Aquele etíope castrado continha em si toda a humanidade presente naquele palácio decaído e corrompido. E, assim, salvou um profeta e, nele, continua a salvar-nos quando, graças à Bíblia, o descobrimos e o contamos também hoje, e lhe agradecemos. Aquele eunuco viu e salvou o profeta porque tinha permanecido um homem inteiro, íntegro na alma, embora mutilado no corpo. Com as mutilações do corpo pode-se permanecer inteira e autenticamente humanos; as mutilações e automutilações mais graves são as da alma porque a primeira parte que é arrancada é justamente a capacidade espiritual de nos vermos amputados. Jeremias profetizou uma bênção para o etíope Ébed-Mélec; disse, para ele, palavras de salvação: «A Jeremias foi-lhe dirigida a palavra do Senhor, nestes termos: Vai e diz a Ébed-Mélec, o etíope: “Assim fala o Senhor: eis que vou executar contra esta cidade as predições que fiz …. Porém, nesse dia Eu te salvarei e não serás entregue nas mãos dos homens que temes. Com certeza te livrarei, e não cairás morto à espada. Salvarás a tua vida, porque confiaste em mim”» (39, 15-18). Esta é uma forma sublime de reciprocidade, onde as palavras de bênção e de salvação de um profeta se tornam resposta a uma libertação da lama.

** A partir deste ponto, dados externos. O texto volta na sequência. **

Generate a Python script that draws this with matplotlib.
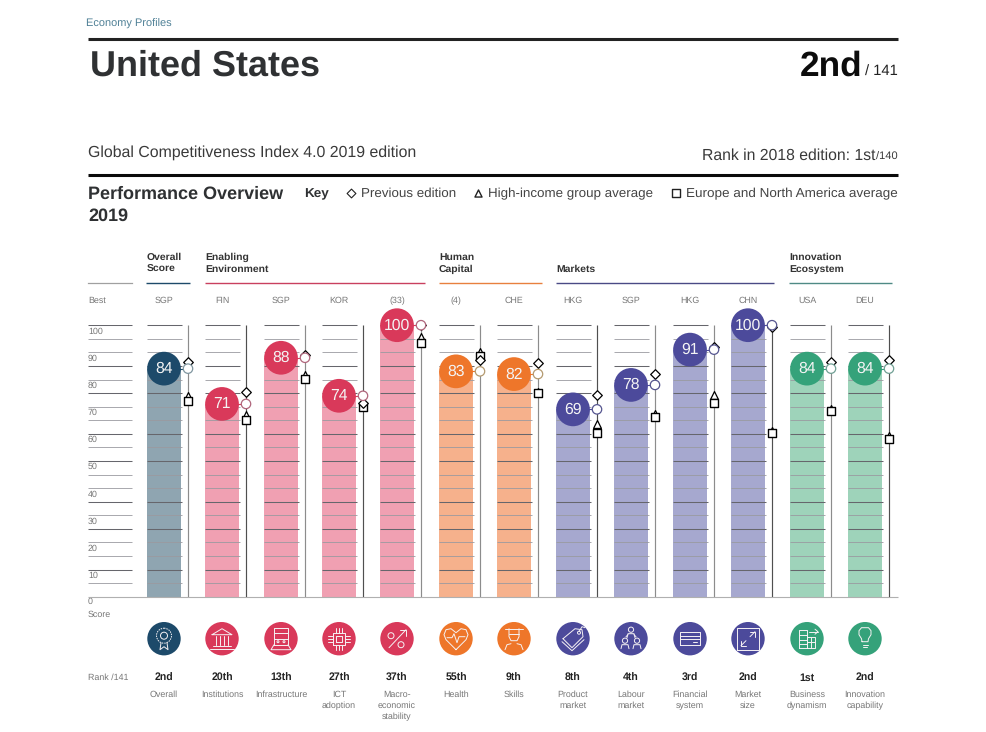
import numpy as np
import matplotlib
matplotlib.use("Agg")
import matplotlib.pyplot as plt
from matplotlib.patches import Circle

plt.rcParams['font.family'] = ['Liberation Sans', 'DejaVu Sans']
plt.rcParams['text.hinting'] = 'no_hinting'
plt.rcParams['text.hinting_factor'] = 8

# ---- data ----
pillars = ["Overall", "Institutions", "Infrastructure", "ICT\nadoption", "Macro-\neconomic\nstability",
           "Health", "Skills", "Product\nmarket", "Labour\nmarket", "Financial\nsystem", "Market\nsize",
           "Business\ndynamism", "Innovation\ncapability"]
best = ["SGP", "FIN", "SGP", "KOR", "(33)", "(4)", "CHE", "HKG", "SGP", "HKG", "CHN", "USA", "DEU"]
ranks = ["2nd", "20th", "13th", "27th", "37th", "55th", "9th", "8th", "4th", "3rd", "2nd", "1st", "2nd"]
scores = [84, 71, 88, 74, 100, 83, 82, 69, 78, 91, 100, 84, 84]
previous = [86.5, 75.5, 89, 71.3, 100, 87.3, 86.2, 74.2, 82.2, 92, 99.5, 86.3, 87.3]
high_income = [73.8, 66.8, 81.5, 71, 95.8, 90, 75.5, 63.5, 67.2, 74.2, 61, 69.2, 59.2]
europe_na = [72, 65.2, 80.3, 70, 93.5, 88.8, 75, 60.4, 66.2, 71.4, 60.4, 68.3, 58.2]
groups = ["overall", "enabling", "enabling", "enabling", "enabling", "human", "human",
          "markets", "markets", "markets", "markets", "innovation", "innovation"]
y_ticks = list(range(5, 105, 5))
strong_ticks = [100, 85, 75, 60, 50, 35, 25, 10]
y_labels = [100, 90, 80, 70, 60, 50, 40, 30, 20, 10]

# ---- styles ----
DARK = {"overall": "#1d4a6a", "enabling": "#d9395a", "human": "#ee762a", "markets": "#4c4a9b", "innovation": "#35a27a"}
LIGHT = {"overall": "#8fa5b1", "enabling": "#f0a0b2", "human": "#f6b18c", "markets": "#a6a8cf", "innovation": "#9ed3ba"}
RING = {"overall": "#7f959f", "enabling": "#b0667c", "human": "#b49a70", "markets": "#55558f", "innovation": "#6f9f93"}
COL_LEFT = [147, 205, 264, 322, 380, 439, 497, 556, 614, 673, 731, 790, 848]
BAR_W = 34
LINE_OFF = 41
Y0, PX_PER = 596.7, 2.715
TXT = "#333333"
GREY = "#777777"

fig = plt.figure(figsize=(9.86, 7.32), dpi=100, facecolor="white")
deco = fig.add_axes([0, 0, 1, 1])
deco.set_xlim(0, 986); deco.set_ylim(732, 0); deco.axis("off")
ax = fig.add_axes([0, (732 - Y0) / 732, 1, 100 * PX_PER / 732])
ax.set_xlim(0, 986); ax.set_ylim(0, 100); ax.axis("off"); ax.patch.set_alpha(0)

bar_x = np.array(COL_LEFT) + BAR_W / 2
line_x = np.array(COL_LEFT) + LINE_OFF

# bars
ax.bar(bar_x, scores, width=BAR_W, color=[LIGHT[g] for g in groups], zorder=1, clip_on=False)

# ruled lines
for v in y_ticks:
    strong = v in strong_ticks
    col, lw = ("#66666c", 0.75) if strong else ("#9a9aa0", 0.6)
    ax.hlines(v, 88, 132, color=col, lw=lw, zorder=2)
    ax.hlines([v] * 13, np.array(COL_LEFT) - 0.5, np.array(COL_LEFT) + BAR_W + 0.5, color=col, lw=lw, zorder=2, clip_on=False)
ax.hlines(0, 88, 898, color="#b0b0b0", lw=0.8, zorder=2, clip_on=False)

# comparison rails
for i, x in enumerate(line_x):
    ax.vlines(x, 0, 100, color="#4f4f4f" if i in (1, 3, 7, 10, 12) else "#8c8c8c", lw=0.85, zorder=2)

# connectors
for x, b, s, g in zip(line_x, bar_x, scores, groups):
    ax.hlines(s, b, x, color=DARK[g], lw=0.8, zorder=3, clip_on=False)

# markers
ax.scatter(line_x, high_income, marker="^", s=32, facecolor="white", edgecolor="black", lw=0.9, zorder=4, clip_on=False)
ax.scatter(line_x, europe_na, marker="s", s=27, facecolor="white", edgecolor="black", lw=1.0, zorder=5, clip_on=False)
ax.scatter(line_x, previous, marker="D", s=24, facecolor="white", edgecolor="black", lw=0.9, zorder=6, clip_on=False)
ax.scatter(line_x, scores, marker="o", s=46, facecolor="white", edgecolor=[RING[g] for g in groups], lw=0.9, zorder=7, clip_on=False)
ax.scatter(bar_x, scores, marker="o", s=590, color=[DARK[g] for g in groups], lw=0, zorder=8, clip_on=False)
for x, s in zip(bar_x, scores):
    ax.text(x, s - 0.1, str(s), color="#f4f4f4", fontsize=11.3, ha="center", va="center", zorder=9, clip_on=False)

# page text
def T(x, y, s, size, color=TXT, weight="normal", ha="left", va="baseline"):
    return deco.text(x, y, s, fontsize=size, color=color, fontweight=weight, ha=ha, va=va)

T(86, 27, "Economy Profiles", 7.9, "#4f8096")
deco.plot([88, 898], [38.5, 38.5], color="#222222", lw=2.2, solid_capstyle="butt")
T(90, 76, "United States", 25.9, "#2f3133", "bold")
T(862, 76, "2nd", 25.4, "#0c0c0c", "bold", ha="right")
T(898, 76, "/ 141", 10.6, "#222222", ha="right")
T(88, 157, "Global Competitiveness Index 4.0 2019 edition", 11.4, "#3a3a3a")
T(875, 160, "Rank in 2018 edition: 1st", 11.35, "#3a3a3a", ha="right")
T(898, 160, "/140", 8, "#3a3a3a", ha="right")
deco.plot([88, 898], [174.5, 174.5], color="#0a0a0a", lw=2.2, solid_capstyle="butt")
T(88, 199, "Performance Overview", 13, "#2f3133", "bold")
T(88, 221, "2019", 13, "#2f3133", "bold")
T(304, 197, "Key", 9.7, "#2f3133", "bold")
T(361, 197, "Previous edition", 9.6, "#444444")
T(488, 197, "High-income group average", 9.65, "#444444")
T(686, 197, "Europe and North America average", 9.7, "#444444")
deco.scatter([351], [192.5], marker="D", s=20, facecolor="white", edgecolor="#222222", lw=0.8)
deco.scatter([478], [193], marker="^", s=26, facecolor="white", edgecolor="#222222", lw=1.0)
deco.scatter([676], [193], marker="s", s=34, facecolor="white", edgecolor="#222222", lw=1.0)

# group headers
headers = [(147, 146, 190, "Overall\nScore", "#1d4a6a"), (205, 205, 425, "Enabling\nEnvironment", "#c9405f"),
           (439, 439, 542, "Human\nCapital", "#e8803f"), (556, 556, 774, "Markets", "#4a4a85"),
           (789, 789, 892, "Innovation\nEcosystem", "#4f8a85")]
for tx, x0, x1, label, col in headers:
    lines = label.split("\n")
    for k, ln in enumerate(lines[::-1]):
        T(tx, 272 - 12 * k, ln, 7.5, "#333333", "bold")
    deco.plot([x0, x1], [283.3, 283.3], color=col, lw=1.0, solid_capstyle="butt")
deco.plot([88, 132], [283.3, 283.3], color="#a0a0a0", lw=0.9)

# axis labels
T(88, 301, "Best", 6.4, GREY, va="center")
for v in y_labels:
    T(88, Y0 - v * PX_PER + 6, str(v), 6.4, GREY, va="center")
T(88, 602, "0", 6.4, GREY, va="center")
T(88, 615, "Score", 6.4, GREY, va="center")
T(88, 678, "Rank /141", 6.4, GREY, va="center")

for x, b, r, p in zip(bar_x, best, ranks, pillars):
    T(x, 301, b, 6.4, GREY, ha="center", va="center")
    T(x, 678, r, 7.6, "#222222", "bold", ha="center", va="center")
    for k, ln in enumerate(p.split("\n")):
        T(x, 695 + 11 * k, ln, 6.4, GREY, ha="center", va="center")

# ---- icons ----
IC = "#f6f2f4"
LW = 0.7
def icon_tools(cx, cy):
    def L(pts, close=False):
        xs = [cx + p[0] for p in pts]; ys = [cy - p[1] for p in pts]
        if close:
            xs.append(xs[0]); ys.append(ys[0])
        deco.plot(xs, ys, color=IC, lw=LW, zorder=12, solid_joinstyle="round", solid_capstyle="round")
    def C(x, y, r, ls="-"):
        deco.add_patch(Circle((cx + x, cy - y), r, fill=False, ec=IC, lw=LW, ls=ls, zorder=12))
    def R(x0, y0, x1, y1):
        L([(x0, y0), (x1, y0), (x1, y1), (x0, y1)], True)
    return L, C, R

def draw_icon(i, cx, cy):
    L, C, R = icon_tools(cx, cy)
    if i == 0:
        C(0, 3, 7.5, (0, (1.5, 1))); C(0, 3, 3.5)
        L([(-3, -4), (-4, -11), (0, -8), (4, -11), (3, -4)])
    elif i == 1:
        L([(-10, 4), (0, 10), (10, 4)], True)
        for x in (-6, -2, 2, 6):
            L([(x, 3), (x, -6)])
        L([(-9, -7), (9, -7)]); L([(-12, -10), (12, -10)])
    elif i == 2:
        R(-7, -6, 7, 11); L([(-7, 6), (7, 6)]); L([(-7, 0), (7, 0)])
        C(-3, -3, 1); C(3, -3, 1)
        L([(-7, -6), (-10, -11), (10, -11), (7, -6)])
    elif i == 3:
        R(-6, -6, 6, 6); R(-3, -3, 3, 3)
        for v in (-3, 0, 3):
            L([(v, 6), (v, 11)]); L([(v, -6), (v, -11)]); L([(6, v), (11, v)]); L([(-6, v), (-11, v)])
    elif i == 4:
        C(-6, 3, 3); C(4, -6, 3)
        L([(-8, -9), (9, 9)]); L([(3, 9), (9, 9), (9, 3)])
    elif i == 5:
        L([(0, -11), (-10, -1), (-12, 4), (-10, 9), (-5, 10), (0, 6), (5, 10), (10, 9), (12, 4), (10, -1)], True)
        L([(-9, 1), (-4, 1), (-2, 5), (1, -4), (3, 2), (9, 2)])
    elif i == 6:
        L([(-9, 10), (9, 10)]); L([(-5, 10), (-5, 2), (-3, -2), (3, -2), (5, 2), (5, 10)])
        L([(-5, 5), (5, 5)])
        L([(-9, -11), (-7, -6), (-3, -5)]); L([(9, -11), (7, -6), (3, -5)])
    elif i == 7:
        L([(-10, 0), (2, 10), (9, 9), (10, 2), (-1, -9)], True)
        L([(-11, -3), (-1, -12), (11, -1)])
        C(6, 6, 1.5); L([(6, 7), (9, 12), (12, 11)])
    elif i == 8:
        for x, y in ((0, 9), (-6, -2), (6, -2)):
            C(x, y, 2.6)
            L([(x - 4, y - 8), (x - 3, y - 4), (x + 3, y - 4), (x + 4, y - 8)])
        L([(-3, 4), (-5, 2)]); L([(3, 4), (5, 2)])
    elif i == 9:
        R(-10, -6, 10, 7); L([(-10, 3), (10, 3)]); L([(-10, 0), (10, 0)]); L([(3, -3), (7, -3)])
    elif i == 10:
        R(-11, -11, 11, 11)
        L([(-7, -7), (-2, -2)]); L([(2, 2), (7, 7)])
        L([(2, 7), (7, 7), (7, 2)]); L([(-7, -2), (-7, -7), (-2, -7)])
    elif i == 11:
        R(-8, -9, 0, 9); R(0, -9, 8, 2)
        L([(-8, 4), (0, 4)]); L([(-8, -1), (0, -1)]); L([(-8, -5), (0, -5)])
        L([(0, -3), (8, -3)]); L([(4, -9), (4, 2)])
        L([(2, 7), (11, 7)]); L([(8, 9.5), (11, 7), (8, 4.5)])
    elif i == 12:
        L([(-3, -3), (-3.5, 0), (-6, 4), (-6, 8), (-3.5, 11), (3.5, 11), (6, 8), (6, 4), (3.5, 0), (3, -3)], True)
        L([(-2.5, -6), (2.5, -6)]); L([(-2, -8.5), (2, -8.5)])

for i, (x, g) in enumerate(zip(bar_x, groups)):
    deco.add_patch(Circle((x, 638.7), 16.7, fc=DARK[g], ec="none", zorder=11))
    draw_icon(i, x, 638.7)

fig.savefig("out.png", dpi=100, facecolor="white")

Um outro etíope, num outro dia, enquanto lia um outro profeta, fez um outro encontro, E foi o primeiro não judeu a ser batizado pelos apóstolos: «O Anjo do Senhor falou a Filipe e disse-lhe: “Põe-te a caminho e dirige-te para o Sul, pela estrada que desce de Jerusalém para Gaza, a qual se encontra deserta”. Ele pôs-se a caminho e foi para lá. Ora, um etíope, eunuco (…) regressava, na mesma altura, sentado no seu carro, a ler o profeta Isaías (Actos 8, 26-28). Aquele primeiro foi também um último, um outro etíope, um outro eunuco, que o apóstolo encontrou após uma teofania, a uma palavra de um anjo. Todas as teofanias da Bíblia são belíssimas, mas são esplêndidos os relatos dos anjos que se tornam amigos dos pobres: o que aparece a Agar, a escrava escorraçada para o deserto pela patroa ciumenta, o que fez de um eunuco estrangeiro o sinal de uma salvação, finalmente universal. Não sabemos se Lucas quer contar-nos o batismo deste etíope também para nos recordar o outro longínquo etíope, salvador do profeta. Mas podemos imaginá-lo e esperá-lo; não seria estranho, numa Bíblia cheia de improváveis reciprocidades e fraternidades no espaço e no tempo. Mas podemos e queremos pensar que, depois de ter escutado as palavras de Jeremias, também aquele primeiro eunuco etíope, «cheio de alegria, seguiu o seu caminho» (Actos 8, 39).